Trump just gave the economy a huge stimulus with the tax cut and budget agreement.
Will the pessimists predict that if Powell allows the experiment to run, we’ll see above target inflation in 2019? 2020?
I for one am not worried about inflation.
So typical. Brad DeLong is honest but I am not even though we make the same argument. Oh well – time to sit back and listen to the same old name calling.
” . . . she lost to the orange clown who promised jobs and growth and going after the corrupt political and corporate elite.”
In fact, she won. By nearly 3 million votes. Trump was appointed by the electoral college over the will of the people.
Run,
He’ll be back as ChristopherH if you are not “nice” to him.

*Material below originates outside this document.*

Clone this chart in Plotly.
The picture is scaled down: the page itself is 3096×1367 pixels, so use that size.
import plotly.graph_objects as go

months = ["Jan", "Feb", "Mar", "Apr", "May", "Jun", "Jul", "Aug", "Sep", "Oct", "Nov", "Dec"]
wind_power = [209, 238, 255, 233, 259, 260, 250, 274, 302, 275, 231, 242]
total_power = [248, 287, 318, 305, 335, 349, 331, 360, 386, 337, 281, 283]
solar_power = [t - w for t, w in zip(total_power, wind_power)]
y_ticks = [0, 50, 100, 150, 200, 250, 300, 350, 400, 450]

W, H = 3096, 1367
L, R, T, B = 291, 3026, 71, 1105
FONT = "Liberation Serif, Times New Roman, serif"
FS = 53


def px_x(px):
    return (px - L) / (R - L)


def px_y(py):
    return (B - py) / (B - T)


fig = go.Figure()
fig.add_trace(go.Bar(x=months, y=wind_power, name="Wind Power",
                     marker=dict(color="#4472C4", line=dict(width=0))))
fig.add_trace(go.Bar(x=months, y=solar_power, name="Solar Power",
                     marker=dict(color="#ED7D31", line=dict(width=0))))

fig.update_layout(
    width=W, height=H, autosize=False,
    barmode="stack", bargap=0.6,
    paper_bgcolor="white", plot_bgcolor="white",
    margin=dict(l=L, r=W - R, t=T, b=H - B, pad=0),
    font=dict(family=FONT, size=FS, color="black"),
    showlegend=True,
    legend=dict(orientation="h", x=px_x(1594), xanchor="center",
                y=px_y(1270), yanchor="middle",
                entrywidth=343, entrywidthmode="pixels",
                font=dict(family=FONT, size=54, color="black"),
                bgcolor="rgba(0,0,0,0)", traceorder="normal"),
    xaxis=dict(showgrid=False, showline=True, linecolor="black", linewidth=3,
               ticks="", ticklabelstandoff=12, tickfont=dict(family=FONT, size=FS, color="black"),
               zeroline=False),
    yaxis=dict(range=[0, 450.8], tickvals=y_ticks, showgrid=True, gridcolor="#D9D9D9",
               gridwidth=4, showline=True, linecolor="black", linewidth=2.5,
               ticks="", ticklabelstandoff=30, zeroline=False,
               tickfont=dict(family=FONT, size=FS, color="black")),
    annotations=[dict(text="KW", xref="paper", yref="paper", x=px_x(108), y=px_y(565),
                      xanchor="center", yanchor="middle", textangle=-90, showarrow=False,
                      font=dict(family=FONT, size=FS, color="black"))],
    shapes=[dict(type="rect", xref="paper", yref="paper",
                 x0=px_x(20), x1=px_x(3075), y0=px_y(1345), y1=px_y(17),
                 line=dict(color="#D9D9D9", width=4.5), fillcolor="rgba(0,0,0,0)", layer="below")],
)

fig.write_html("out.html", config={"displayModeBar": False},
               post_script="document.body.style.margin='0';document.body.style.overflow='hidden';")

He has absolutely devastated discussion at EV. Good job at stopping him before he spreads.
EM:
I have not done anything to him. Just asked he make his comments name-calling-free and move on into something else. I remember him and thanks for the reminder.
Run,
I meant the warning was a good step.
EM:
Thank you. I do not like booting people.
Over at EV – Christopher H. denies he is PeterK. Good to know he is at least being honest about his name here.
EMichael and PGL would like to ban anybody who doesn’t agree with their views.
I’ll just note apparently it’s okay to insult and namecall Gerald Friedman. That looks like hypocrisy to me.
Peter:
I am accused of such all the time. Friedman (thought you guys meant Milton) can defend himself. He does not need you to do it.
This pointlessness has transitioned from EV to Angrybear alas. At least there is an adult conversation going on over at Econospeak thanks in part to someone named bbk.
As I noted many times – the actual Sanders fiscal proposal was a very good one and deserved a much better analysis than that sloppy paper by Gerald Friedman.